舅爷、舅奶见到我来了,都非常高兴。两个表叔也都在家。在家中坐了一会儿,就由两个表叔领着我和叔叔到坟地给父亲的姥爷姥娘烧纸。踩着已经开化的泥雪,走在麦地里,不多远鞋上就沾满了泥,双脚沉得抬不起来。好不容才来到村外一块麦田里的一座低矮的坟前。大表叔点纸,小表叔放鞭炮。我和叔叔分别蹲在坟前。大表叔边烧纸边说:“爷爷、奶奶,我大姑家的人来给你拜年了,给你送的钱要收好,送的好吃的多吃点。”说完,把纸筐里的馒头、丸子、刀头、苹果分别掰了一点扔到火堆里。

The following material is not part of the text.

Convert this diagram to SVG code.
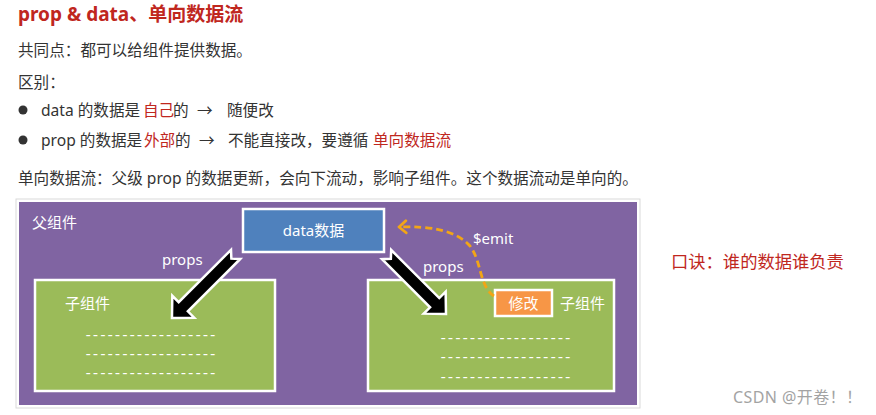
<svg xmlns="http://www.w3.org/2000/svg" width="876" height="415" viewBox="0 0 876 415">
<defs>
<style>
.t{font-family:"Noto Sans","Noto Sans CJK SC",sans-serif;}
.body{font-size:15.6px;fill:#333;}
.red{fill:#c0271e;}
.w{fill:#fff;font-size:15px;}
.dash{fill:#fff;font-size:14px;font-family:"Liberation Mono",monospace;}
.box{stroke:#fff;stroke-width:2.5;}
.arrow{fill:#000;stroke:#fff;stroke-width:2.5;stroke-linejoin:miter;}
</style>
<marker id="chev" markerUnits="userSpaceOnUse" markerWidth="12" markerHeight="16" viewBox="0 0 12 16" refX="10" refY="8" orient="auto">
<path d="M3,2 L10,8 L3,14" fill="none" stroke="#f2a516" stroke-width="2.8" stroke-linecap="round" stroke-linejoin="round"/>
</marker>
</defs>
<rect width="876" height="415" fill="#fff"/>

<g id="text" class="t">
<text x="18" y="21" font-size="19" font-weight="bold" class="red">prop &amp; data、单向数据流</text>
<text x="18" y="56" class="body">共同点：都可以给组件提供数据。</text>
<text x="18" y="88" class="body">区别：</text>
<circle cx="23" cy="110" r="4.5" fill="#333"/>
<circle cx="23" cy="140" r="4.5" fill="#333"/>
<text y="116" class="body"><tspan x="41">data 的数据是</tspan><tspan x="143" class="red">自己</tspan><tspan x="173">的</tspan><tspan x="197">→</tspan><tspan x="227">随便改</tspan></text>
<text y="146" class="body"><tspan x="41">prop 的数据是</tspan><tspan x="144" class="red">外部</tspan><tspan x="175">的</tspan><tspan x="199">→</tspan><tspan x="228">不能直接改，要遵循</tspan><tspan x="373" class="red">单向数据流</tspan></text>
<text x="18" y="184" class="body">单向数据流：父级 prop 的数据更新，会向下流动，影响子组件。这个数据流动是单向的。</text>
<text x="671" y="268" font-size="17.3" class="red">口诀：谁的数据谁负责</text>
<text x="733" y="403" font-size="16" fill="#a3a3a3" textLength="129" lengthAdjust="spacing">CSDN @开卷！！</text>
</g>

<g id="parent">
<rect x="16" y="199" width="624" height="209" fill="#fff" stroke="#d9d9d9" stroke-width="1"/>
<rect x="19" y="202" width="618" height="203" fill="#8064a2"/>
<text x="32" y="228" class="t w">父组件</text>
</g>

<g id="child-left">
<rect x="35" y="280" width="240" height="111" fill="#9bbb59" class="box"/>
<text x="65" y="309" class="t w">子组件</text>
<text x="84" y="340" class="dash" textLength="133" lengthAdjust="spacing">------------------</text>
<text x="84" y="359" class="dash" textLength="133" lengthAdjust="spacing">------------------</text>
<text x="84" y="378" class="dash" textLength="133" lengthAdjust="spacing">------------------</text>
</g>

<g id="child-right">
<rect x="368" y="280" width="246" height="111" fill="#9bbb59" class="box"/>
<text x="560" y="309" class="t w">子组件</text>
<text x="439" y="343" class="dash" textLength="133" lengthAdjust="spacing">------------------</text>
<text x="439" y="362" class="dash" textLength="133" lengthAdjust="spacing">------------------</text>
<text x="439" y="382" class="dash" textLength="133" lengthAdjust="spacing">------------------</text>
</g>

<g id="data">
<rect x="243" y="209" width="141" height="43" fill="#4f81bd" class="box"/>
<text x="313.5" y="236" text-anchor="middle" class="t w" font-size="15.5">data数据</text>
</g>

<g id="modify">
<rect x="495" y="290" width="57" height="26" fill="#f79646" class="box"/>
<text x="523.5" y="309" text-anchor="middle" class="t w">修改</text>
</g>

<g id="connectors">
<path class="arrow" transform="translate(235.6,254.4) rotate(135)" d="M0,-6.5 L74,-6.5 L74,-15.5 L90,0 L74,15.5 L74,6.5 L0,6.5 L6,0 Z"/>
<path class="arrow" transform="translate(386.6,254.6) rotate(45)" d="M0,-6.5 L68,-6.5 L68,-15.5 L84,0 L68,15.5 L68,6.5 L0,6.5 L6,0 Z"/>
<path d="M494,296 C479,286 482,262 470,246 C456,230 430,226 399,227" fill="none" stroke="#f2a516" stroke-width="2.8" stroke-dasharray="7 4" marker-end="url(#chev)"/>
<text x="162" y="265" class="t w">props</text>
<text x="423" y="272" class="t w">props</text>
<text x="473" y="244" class="t w">$emit</text>
</g>
</svg>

待纸烧完了,叔叔和表叔跪在前排,我跪在他们身后,对着坟磕了四个头。回到家中,大家鞋上粘得又抬不动脚了。
回到舅爷家,叔叔和两位表叔在堂屋聊天,舅爷和舅奶在灶屋准备午饭。不一会儿,白面馒头、饺子和红烧肉端上了桌。我看得直咽口水,但还不能开吃。叔叔带着我来到灶屋,对正在忙碌的舅爷和舅奶说:“舅、妗子,我和小勇给你们拜年了。”舅爷和舅奶赶紧停下手中的忙碌,说道:“省了,省了,来了就是了,赶紧到堂屋吃饭。”在我离开灶屋前,舅奶给了我一元压岁钱。我把它装在了中山装的左上兜里,扣上扣子后还不忘用手从外面按了按那枚崭新的硬币。那一次,是我第一次以客人的身份和待遇,吃上了红烧肉和猪肉饺子。
下午一点多钟,我和叔叔就从舅爷家返回了,因为返回的二十多里的泥巴路,比来时更加难走。两位表叔把我们送了好远,才回去。路上的行人,有的推着自行车,有的扛着自行车。这时,叔叔早上来时别在车子货架上的树枝发挥了很大的作用。走一段距离,叔叔就停下来用它把塞在车瓦里的泥巴捅出来。这样走走停停,到家时,天已经全黑下来了。一进院子,叔叔一声不吭地把自行车扔到地上,来到堂屋,拿起供奉在堂屋的老天爷,几下撕得稀巴烂,嘴里还嚷着:“我让你下(雪)!我让你下(雪)!”撕完后,回到自己屋里,蒙头便睡。一家人看得目瞪口呆。
那次替父亲去拜年的经历,给我留下了深刻的印象。如今,我已在外地参加了工作,常年不回老家。每年的正月初二,年迈的老父亲仍然会去走舅家,去坟地烧纸。与以往不同的是,坟院里又多了两座坟,舅爷和舅奶已相继去世。父亲已不再在舅爷家吃红烧肉,吃猪肉饺子,而是直接去坟地,我的两位表叔也在外地工作落户,原来的家中已没有人。还有一点不同的是,现在只有父亲一人去走舅家,叔叔已于几年前得病去世了。
出于年龄和安全的考虑,家人多次劝阻父亲,没有必要再去烧纸了,但父亲依然如故。每年的正月初二,早早地吃过早饭,带上纸筐,踏上走了几十年,熟悉的不能再熟悉的那条路,一脸的虔诚和执着,一年也没有落下过。